Data-Driven Hamiltonian Reduction for Superconducting Qubits via Meta-Learning
arXiv cs.LG / 4/29/2026
💬 OpinionModels & Research
Key Points
- The paper introduces HAML (Hamiltonian Adaptation via Meta-Learning), a framework that rapidly adapts effective Hamiltonian models for superconducting quantum processors using data-driven meta-learning.
- HAML works in two stages: offline supervised training from simulated devices to map control inputs and device parameters to effective Hamiltonian coefficients, followed by online parameter identification for a new device using only a small number of hardware-accessible measurements.
- By training directly on effective two-qubit coefficients derived from full multi-mode simulations, HAML learns the reduction from full multi-mode Hamiltonians to qubit-level descriptions without relying on perturbation theory.

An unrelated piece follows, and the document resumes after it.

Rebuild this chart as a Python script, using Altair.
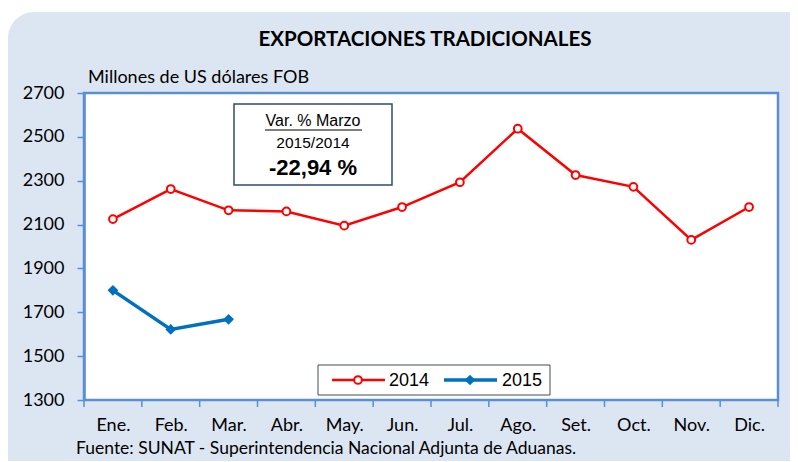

- The authors show that selecting measurement configurations via a variance-maximizing greedy strategy improves online adaptation efficiency, enabling more sample-efficient characterization.
- HAML is demonstrated on a transmon–coupler–transmon system, successfully recovering effective two-qubit coefficients even in regimes where Schrieffer–Wolff perturbation theory fails, suggesting scalability for near-term quantum calibration and error mitigation.